Leaving aside any commentary on how Fawkes' and his conspirators' plot illustrates how evil is perpetrated in the name of religion, is Guy Fawkes Day worth celebrating? Is it meant to cheer the survival of the English monarchy in the face of terrorists, or should it be a day to recognize the rebellion of citizens against a government they saw as corrupt?
A little more background: Catholics were increasingly oppressed in England under King James' rule. Fawkes was a devout Catholic who fought on the side of Spain in the Eighty Years War (which had Catholic-Protestant antipathy at its core) and sought Spain's help in launching a Catholic rebellion in England. Dissatisfied with the tepid responses he received, he joined up with a group of Catholics akin to a modern day militia, bent on taking out King James and replacing him with his Catholic daughter, Elizabeth.
The plot failed, the gunpowder under Parliament failed to light, and Fawkes was captured, tortured, and executed. Celebrate good times, c'mon!
Don't get me wrong; I love fireworks, and bonfires are great for keeping toasty warm and roasting marshmallows. We also have some holidays here in the United States that don't make much sense but still inspire celebrations and demonstrations -- Columbus Day, for one.

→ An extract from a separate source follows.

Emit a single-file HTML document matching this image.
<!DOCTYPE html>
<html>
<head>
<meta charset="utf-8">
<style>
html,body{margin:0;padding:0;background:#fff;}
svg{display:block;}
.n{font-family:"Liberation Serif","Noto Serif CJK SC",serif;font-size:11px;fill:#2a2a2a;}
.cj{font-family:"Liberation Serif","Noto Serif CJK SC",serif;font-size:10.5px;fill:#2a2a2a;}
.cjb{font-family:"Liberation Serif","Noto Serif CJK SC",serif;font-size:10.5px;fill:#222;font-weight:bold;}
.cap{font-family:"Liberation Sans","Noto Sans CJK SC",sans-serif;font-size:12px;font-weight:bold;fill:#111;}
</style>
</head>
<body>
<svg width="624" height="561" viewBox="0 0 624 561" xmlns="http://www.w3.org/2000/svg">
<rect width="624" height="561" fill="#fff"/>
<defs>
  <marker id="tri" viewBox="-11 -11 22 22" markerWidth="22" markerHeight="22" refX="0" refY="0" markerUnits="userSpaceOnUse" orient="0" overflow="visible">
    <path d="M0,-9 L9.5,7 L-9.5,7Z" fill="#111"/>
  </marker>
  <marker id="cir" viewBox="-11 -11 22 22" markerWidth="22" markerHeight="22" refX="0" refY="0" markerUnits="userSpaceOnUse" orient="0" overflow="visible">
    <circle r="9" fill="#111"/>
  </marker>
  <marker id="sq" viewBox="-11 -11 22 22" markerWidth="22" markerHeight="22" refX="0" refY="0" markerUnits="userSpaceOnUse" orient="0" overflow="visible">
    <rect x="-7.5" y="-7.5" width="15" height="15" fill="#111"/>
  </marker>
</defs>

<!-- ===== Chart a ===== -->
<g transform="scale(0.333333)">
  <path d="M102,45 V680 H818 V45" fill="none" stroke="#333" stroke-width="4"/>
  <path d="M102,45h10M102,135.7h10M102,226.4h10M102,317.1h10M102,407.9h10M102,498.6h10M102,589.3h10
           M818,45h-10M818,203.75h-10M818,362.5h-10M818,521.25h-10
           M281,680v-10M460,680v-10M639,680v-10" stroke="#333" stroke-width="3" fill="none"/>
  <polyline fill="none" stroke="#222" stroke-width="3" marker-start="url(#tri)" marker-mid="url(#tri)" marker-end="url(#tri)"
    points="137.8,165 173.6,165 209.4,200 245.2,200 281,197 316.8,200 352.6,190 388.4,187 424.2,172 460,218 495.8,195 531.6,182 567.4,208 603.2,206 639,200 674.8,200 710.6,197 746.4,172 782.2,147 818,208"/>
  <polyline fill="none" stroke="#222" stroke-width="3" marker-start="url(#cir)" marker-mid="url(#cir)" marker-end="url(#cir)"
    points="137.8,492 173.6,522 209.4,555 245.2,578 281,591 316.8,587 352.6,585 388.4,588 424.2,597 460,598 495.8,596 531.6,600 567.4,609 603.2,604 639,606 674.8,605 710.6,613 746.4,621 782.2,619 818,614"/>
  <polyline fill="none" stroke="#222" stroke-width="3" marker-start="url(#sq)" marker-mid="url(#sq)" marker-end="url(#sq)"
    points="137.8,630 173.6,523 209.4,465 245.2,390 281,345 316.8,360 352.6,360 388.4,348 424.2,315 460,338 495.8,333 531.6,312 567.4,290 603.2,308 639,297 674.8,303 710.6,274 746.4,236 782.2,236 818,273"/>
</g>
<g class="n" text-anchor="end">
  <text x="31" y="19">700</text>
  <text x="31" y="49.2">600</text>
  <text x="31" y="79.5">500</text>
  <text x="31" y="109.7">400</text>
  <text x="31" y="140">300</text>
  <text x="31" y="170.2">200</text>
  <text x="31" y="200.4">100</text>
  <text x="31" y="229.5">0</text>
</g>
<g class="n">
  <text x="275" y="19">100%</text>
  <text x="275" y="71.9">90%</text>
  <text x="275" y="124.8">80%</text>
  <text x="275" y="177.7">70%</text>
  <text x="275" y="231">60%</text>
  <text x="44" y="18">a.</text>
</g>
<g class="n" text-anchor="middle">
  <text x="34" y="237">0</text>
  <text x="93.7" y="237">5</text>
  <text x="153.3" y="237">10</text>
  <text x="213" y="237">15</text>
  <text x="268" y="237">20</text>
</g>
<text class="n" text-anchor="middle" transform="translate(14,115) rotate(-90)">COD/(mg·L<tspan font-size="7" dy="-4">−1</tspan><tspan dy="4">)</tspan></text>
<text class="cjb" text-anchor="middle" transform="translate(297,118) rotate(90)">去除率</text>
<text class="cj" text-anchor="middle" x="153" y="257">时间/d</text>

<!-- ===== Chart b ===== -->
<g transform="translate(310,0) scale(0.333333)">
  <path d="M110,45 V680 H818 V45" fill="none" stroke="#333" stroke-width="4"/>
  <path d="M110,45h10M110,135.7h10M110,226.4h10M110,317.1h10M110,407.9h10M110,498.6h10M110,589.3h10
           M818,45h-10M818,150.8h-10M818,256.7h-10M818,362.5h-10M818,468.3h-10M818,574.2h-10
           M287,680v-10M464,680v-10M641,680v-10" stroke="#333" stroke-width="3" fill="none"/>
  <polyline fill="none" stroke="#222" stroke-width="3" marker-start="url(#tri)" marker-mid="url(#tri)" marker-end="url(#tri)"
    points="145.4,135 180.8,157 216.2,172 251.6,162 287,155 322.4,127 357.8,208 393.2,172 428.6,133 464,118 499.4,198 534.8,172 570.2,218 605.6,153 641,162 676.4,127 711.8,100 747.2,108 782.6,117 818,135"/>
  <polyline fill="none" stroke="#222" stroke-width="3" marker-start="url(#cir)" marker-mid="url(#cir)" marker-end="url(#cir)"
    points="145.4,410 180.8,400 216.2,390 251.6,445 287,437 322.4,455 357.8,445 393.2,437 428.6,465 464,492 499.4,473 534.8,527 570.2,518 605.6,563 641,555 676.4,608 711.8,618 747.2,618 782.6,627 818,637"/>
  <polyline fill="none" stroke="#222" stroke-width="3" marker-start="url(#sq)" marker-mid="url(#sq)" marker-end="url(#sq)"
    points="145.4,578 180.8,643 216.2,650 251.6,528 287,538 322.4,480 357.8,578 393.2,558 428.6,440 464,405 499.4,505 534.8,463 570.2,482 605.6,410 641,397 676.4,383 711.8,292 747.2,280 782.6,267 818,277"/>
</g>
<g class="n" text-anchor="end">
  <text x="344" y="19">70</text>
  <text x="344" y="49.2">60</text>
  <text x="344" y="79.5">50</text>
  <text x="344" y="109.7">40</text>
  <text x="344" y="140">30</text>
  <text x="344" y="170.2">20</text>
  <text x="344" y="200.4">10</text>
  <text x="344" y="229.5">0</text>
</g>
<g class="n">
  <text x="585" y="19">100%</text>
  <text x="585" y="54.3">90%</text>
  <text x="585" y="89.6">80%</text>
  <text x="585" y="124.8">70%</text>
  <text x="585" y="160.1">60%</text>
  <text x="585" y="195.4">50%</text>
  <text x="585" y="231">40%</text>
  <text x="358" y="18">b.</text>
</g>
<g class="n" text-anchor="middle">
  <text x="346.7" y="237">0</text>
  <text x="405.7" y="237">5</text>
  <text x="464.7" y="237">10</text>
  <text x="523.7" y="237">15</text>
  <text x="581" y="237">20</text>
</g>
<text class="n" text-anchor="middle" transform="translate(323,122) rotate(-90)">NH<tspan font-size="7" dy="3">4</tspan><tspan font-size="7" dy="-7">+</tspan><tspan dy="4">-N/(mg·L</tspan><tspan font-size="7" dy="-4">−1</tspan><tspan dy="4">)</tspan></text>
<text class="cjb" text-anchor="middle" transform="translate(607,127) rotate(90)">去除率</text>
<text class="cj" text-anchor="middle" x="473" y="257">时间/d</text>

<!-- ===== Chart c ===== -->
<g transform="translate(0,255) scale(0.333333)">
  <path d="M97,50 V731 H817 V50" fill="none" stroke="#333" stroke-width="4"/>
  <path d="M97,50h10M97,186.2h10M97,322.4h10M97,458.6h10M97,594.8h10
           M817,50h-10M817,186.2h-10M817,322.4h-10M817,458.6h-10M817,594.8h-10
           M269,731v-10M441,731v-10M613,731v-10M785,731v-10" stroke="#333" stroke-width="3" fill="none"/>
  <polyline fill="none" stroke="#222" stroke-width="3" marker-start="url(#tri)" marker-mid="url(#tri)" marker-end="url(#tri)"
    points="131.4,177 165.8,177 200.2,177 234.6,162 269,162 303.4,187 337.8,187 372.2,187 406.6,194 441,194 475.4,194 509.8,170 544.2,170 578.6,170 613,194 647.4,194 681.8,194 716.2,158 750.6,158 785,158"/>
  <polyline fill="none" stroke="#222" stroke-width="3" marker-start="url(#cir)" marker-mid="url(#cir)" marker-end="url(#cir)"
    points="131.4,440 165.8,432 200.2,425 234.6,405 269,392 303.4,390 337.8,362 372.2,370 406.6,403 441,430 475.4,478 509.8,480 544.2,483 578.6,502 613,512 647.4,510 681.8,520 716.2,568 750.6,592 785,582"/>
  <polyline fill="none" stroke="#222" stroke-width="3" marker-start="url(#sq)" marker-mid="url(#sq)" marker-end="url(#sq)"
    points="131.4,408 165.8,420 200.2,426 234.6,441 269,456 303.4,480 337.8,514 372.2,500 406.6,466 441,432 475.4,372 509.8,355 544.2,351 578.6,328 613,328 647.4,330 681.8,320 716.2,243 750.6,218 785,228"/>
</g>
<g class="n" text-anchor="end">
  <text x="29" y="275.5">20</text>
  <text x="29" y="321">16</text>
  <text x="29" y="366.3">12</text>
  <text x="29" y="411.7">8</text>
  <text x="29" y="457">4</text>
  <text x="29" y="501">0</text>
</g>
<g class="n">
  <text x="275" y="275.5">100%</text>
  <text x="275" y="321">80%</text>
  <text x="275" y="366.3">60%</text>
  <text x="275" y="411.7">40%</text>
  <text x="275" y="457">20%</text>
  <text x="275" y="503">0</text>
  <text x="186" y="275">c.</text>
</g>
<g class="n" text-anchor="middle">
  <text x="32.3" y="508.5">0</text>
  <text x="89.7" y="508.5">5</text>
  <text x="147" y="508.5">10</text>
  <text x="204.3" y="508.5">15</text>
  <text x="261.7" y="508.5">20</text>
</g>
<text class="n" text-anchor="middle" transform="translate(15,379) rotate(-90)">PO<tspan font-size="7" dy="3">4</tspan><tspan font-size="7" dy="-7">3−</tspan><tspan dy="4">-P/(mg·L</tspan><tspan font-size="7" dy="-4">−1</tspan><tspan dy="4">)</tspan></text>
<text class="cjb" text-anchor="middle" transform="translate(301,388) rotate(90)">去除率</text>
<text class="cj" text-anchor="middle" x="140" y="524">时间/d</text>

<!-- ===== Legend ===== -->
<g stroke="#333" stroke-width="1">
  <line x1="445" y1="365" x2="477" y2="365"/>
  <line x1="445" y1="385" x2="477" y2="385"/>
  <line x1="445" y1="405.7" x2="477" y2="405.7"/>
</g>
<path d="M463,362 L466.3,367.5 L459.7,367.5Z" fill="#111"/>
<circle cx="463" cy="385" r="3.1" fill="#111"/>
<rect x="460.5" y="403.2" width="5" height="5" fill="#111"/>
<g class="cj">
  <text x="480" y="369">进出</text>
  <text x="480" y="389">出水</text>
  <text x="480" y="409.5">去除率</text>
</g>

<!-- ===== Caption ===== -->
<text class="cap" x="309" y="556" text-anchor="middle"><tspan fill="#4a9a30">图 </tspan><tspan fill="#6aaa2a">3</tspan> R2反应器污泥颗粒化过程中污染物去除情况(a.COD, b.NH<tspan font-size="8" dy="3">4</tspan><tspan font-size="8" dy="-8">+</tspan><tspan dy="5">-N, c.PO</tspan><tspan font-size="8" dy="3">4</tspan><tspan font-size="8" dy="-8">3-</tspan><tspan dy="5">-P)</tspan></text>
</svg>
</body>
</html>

I wonder how it would be received if April 19 was designated Timothy McVeigh Day or David Koresh Day (since both the Oklahoma City bombing and Branch Davidian massacre took place on that day). Would it be any more palatable if the bombing had failed or the Davidians had left the compound peacefully? Or is the Fawkes plot, like these events, better suited for history books than national celebrations?